*Instructions for the task:* Type again, exactly, the lines below from the start through the line that includes "t_end = 240.4".
─── Supplied material ───
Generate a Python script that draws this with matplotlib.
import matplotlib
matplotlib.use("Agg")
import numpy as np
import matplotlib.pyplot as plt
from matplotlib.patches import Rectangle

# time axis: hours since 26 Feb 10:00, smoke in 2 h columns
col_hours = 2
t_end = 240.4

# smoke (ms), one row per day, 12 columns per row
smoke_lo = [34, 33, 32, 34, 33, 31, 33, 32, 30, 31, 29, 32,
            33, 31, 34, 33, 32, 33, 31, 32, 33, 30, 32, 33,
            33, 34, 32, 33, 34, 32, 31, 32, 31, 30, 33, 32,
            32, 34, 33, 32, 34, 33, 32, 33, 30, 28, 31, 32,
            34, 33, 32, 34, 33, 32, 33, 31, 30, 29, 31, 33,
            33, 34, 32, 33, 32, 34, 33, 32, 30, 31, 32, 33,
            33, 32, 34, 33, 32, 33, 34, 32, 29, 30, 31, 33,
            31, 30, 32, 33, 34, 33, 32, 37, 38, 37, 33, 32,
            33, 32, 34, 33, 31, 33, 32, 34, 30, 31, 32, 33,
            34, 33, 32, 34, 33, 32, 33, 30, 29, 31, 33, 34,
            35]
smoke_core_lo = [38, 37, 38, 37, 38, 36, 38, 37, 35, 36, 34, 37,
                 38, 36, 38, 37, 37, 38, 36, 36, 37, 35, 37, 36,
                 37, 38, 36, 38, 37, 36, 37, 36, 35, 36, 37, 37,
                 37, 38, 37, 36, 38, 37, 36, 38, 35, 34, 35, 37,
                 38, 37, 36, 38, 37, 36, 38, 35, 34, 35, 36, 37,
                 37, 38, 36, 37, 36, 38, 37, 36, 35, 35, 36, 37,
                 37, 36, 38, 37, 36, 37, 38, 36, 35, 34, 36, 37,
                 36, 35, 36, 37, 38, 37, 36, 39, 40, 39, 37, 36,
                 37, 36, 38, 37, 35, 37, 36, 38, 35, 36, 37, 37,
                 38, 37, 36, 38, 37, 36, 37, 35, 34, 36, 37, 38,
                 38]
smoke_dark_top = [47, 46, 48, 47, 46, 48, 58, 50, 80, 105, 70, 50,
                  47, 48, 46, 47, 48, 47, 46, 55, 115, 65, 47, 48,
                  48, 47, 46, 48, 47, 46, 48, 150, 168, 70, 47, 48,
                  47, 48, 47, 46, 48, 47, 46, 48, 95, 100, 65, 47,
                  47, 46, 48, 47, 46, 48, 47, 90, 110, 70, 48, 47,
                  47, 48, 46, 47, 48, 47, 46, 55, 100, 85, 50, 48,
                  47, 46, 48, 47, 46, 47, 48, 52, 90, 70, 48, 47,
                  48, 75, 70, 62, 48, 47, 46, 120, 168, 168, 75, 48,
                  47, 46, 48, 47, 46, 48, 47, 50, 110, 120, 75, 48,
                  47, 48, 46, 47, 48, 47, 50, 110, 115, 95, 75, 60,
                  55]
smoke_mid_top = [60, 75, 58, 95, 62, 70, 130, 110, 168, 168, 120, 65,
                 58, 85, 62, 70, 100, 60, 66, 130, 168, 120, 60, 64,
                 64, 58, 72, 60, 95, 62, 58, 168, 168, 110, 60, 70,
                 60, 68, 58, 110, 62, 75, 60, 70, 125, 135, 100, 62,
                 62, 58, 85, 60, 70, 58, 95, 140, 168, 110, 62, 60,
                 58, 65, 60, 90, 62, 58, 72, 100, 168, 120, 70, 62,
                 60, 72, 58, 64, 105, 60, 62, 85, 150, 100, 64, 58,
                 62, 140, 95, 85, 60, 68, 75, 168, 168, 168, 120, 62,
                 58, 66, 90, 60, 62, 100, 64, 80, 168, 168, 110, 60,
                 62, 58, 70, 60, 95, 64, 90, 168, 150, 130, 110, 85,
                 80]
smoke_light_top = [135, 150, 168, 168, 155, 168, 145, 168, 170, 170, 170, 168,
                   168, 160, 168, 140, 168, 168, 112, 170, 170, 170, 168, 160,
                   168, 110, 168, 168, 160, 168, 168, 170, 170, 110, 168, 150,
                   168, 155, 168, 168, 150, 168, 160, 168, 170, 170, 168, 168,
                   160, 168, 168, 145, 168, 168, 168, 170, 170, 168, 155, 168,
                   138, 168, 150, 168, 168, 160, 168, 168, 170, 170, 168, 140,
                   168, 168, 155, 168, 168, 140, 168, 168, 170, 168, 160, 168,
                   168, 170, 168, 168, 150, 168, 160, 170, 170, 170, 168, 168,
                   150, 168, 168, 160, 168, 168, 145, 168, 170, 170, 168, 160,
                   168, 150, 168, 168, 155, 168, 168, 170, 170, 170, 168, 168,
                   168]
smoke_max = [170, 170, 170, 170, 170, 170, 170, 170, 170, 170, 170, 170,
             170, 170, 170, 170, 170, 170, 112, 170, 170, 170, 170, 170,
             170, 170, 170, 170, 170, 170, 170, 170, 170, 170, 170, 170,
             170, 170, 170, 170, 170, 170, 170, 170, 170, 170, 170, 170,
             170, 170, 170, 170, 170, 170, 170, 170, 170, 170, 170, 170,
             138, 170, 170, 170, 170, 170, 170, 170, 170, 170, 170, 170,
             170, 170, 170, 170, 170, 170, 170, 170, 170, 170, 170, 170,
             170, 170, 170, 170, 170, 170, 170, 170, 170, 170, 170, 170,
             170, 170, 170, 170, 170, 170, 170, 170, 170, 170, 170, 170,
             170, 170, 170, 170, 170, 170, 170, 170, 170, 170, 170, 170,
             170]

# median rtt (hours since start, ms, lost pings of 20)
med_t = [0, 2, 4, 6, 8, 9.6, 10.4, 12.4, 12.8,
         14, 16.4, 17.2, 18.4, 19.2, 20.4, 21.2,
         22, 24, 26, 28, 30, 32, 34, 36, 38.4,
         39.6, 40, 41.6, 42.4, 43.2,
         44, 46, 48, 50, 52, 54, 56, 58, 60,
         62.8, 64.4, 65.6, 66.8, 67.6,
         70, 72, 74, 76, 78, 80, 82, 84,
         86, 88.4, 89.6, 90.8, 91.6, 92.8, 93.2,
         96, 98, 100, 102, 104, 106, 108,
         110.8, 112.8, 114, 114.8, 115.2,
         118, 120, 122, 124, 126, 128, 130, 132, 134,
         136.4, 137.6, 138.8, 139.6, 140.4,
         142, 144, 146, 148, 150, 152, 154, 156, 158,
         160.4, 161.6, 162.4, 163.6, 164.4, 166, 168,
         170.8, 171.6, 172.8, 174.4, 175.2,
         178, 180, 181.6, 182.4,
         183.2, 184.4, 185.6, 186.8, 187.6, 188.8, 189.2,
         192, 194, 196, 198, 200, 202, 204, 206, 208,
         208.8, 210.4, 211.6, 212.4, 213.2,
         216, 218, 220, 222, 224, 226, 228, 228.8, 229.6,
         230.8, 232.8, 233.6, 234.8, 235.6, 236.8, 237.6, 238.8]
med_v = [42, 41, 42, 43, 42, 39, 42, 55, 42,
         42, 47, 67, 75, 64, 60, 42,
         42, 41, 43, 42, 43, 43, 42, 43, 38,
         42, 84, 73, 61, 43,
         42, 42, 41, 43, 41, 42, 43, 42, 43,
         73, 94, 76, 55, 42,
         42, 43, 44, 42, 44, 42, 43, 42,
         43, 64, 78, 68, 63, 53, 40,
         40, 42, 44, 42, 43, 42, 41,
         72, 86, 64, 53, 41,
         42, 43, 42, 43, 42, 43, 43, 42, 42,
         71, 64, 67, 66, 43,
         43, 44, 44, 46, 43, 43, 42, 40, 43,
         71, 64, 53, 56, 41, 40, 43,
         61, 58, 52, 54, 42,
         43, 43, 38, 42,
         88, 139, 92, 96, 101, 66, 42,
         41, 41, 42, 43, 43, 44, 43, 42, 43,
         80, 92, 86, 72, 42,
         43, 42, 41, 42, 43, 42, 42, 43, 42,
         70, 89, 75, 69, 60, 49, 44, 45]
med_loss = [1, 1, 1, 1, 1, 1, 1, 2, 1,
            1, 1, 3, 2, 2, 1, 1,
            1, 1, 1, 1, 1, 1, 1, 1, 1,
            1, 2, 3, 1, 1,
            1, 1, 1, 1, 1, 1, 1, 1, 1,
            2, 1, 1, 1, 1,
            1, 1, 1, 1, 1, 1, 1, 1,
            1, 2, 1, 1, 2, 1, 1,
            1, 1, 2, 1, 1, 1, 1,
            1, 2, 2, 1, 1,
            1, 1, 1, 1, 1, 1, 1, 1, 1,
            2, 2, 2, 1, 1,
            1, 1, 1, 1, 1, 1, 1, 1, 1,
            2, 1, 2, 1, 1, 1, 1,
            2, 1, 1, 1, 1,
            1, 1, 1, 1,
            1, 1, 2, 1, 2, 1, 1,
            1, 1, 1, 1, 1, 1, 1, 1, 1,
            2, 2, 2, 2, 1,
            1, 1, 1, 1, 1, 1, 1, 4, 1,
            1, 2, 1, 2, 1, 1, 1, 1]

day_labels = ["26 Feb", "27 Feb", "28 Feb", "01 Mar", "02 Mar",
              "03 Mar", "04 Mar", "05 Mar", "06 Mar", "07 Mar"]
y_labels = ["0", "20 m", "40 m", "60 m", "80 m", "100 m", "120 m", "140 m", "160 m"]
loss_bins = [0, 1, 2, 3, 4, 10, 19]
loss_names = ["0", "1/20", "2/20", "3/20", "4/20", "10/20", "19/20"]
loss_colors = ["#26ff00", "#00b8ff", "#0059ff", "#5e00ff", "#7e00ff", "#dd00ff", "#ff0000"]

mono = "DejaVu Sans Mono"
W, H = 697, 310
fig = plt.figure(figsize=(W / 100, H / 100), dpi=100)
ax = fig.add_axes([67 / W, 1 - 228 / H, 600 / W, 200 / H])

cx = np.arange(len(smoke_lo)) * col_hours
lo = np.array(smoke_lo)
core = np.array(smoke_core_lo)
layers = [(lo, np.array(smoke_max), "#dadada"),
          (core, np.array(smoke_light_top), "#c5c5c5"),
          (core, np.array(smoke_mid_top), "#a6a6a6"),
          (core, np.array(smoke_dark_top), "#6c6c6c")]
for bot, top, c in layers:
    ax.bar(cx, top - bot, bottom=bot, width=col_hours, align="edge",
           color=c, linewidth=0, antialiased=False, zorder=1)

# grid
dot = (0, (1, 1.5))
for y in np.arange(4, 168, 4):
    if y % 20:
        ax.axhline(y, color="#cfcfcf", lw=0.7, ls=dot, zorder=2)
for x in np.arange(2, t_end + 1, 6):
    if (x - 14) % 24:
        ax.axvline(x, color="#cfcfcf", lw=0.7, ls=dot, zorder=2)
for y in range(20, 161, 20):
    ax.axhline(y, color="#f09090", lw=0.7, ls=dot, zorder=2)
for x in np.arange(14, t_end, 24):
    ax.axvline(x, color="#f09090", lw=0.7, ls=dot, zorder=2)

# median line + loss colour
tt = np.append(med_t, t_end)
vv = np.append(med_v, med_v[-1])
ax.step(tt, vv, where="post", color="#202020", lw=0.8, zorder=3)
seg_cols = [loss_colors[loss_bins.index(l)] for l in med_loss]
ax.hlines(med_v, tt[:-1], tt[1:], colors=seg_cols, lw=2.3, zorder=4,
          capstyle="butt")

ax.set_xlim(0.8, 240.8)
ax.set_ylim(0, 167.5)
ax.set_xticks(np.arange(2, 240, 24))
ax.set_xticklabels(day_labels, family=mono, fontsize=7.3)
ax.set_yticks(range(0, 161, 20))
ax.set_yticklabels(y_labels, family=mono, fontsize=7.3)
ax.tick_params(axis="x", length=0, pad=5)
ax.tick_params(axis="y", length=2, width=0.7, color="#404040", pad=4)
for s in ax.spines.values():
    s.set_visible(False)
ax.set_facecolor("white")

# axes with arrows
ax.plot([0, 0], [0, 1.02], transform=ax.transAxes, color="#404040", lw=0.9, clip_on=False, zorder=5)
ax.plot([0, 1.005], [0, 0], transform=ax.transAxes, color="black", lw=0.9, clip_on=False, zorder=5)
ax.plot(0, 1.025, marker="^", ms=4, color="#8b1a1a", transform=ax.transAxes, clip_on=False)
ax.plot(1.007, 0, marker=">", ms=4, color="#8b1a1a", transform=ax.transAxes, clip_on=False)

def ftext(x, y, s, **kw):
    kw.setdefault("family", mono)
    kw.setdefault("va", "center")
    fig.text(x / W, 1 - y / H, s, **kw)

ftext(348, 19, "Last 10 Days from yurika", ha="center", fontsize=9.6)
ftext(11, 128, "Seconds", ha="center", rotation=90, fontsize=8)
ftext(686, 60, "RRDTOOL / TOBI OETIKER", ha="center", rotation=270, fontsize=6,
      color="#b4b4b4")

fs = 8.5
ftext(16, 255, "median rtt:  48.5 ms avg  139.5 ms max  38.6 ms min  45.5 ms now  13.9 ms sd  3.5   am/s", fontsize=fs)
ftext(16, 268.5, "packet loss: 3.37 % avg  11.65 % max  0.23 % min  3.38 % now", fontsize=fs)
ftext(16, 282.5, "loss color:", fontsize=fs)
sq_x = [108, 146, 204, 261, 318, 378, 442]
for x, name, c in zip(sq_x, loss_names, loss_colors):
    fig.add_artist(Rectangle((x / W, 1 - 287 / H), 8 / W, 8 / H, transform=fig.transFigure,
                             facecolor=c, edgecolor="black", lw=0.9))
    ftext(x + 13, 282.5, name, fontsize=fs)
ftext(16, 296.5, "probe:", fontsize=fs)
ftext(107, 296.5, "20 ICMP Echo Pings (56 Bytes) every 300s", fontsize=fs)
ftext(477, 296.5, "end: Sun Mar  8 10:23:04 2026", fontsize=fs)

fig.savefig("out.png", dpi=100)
───
*Worked answer:*
Generate a Python script that draws this with matplotlib.
import matplotlib
matplotlib.use("Agg")
import numpy as np
import matplotlib.pyplot as plt
from matplotlib.patches import Rectangle

# time axis: hours since 26 Feb 10:00, smoke in 2 h columns
col_hours = 2
t_end = 240.4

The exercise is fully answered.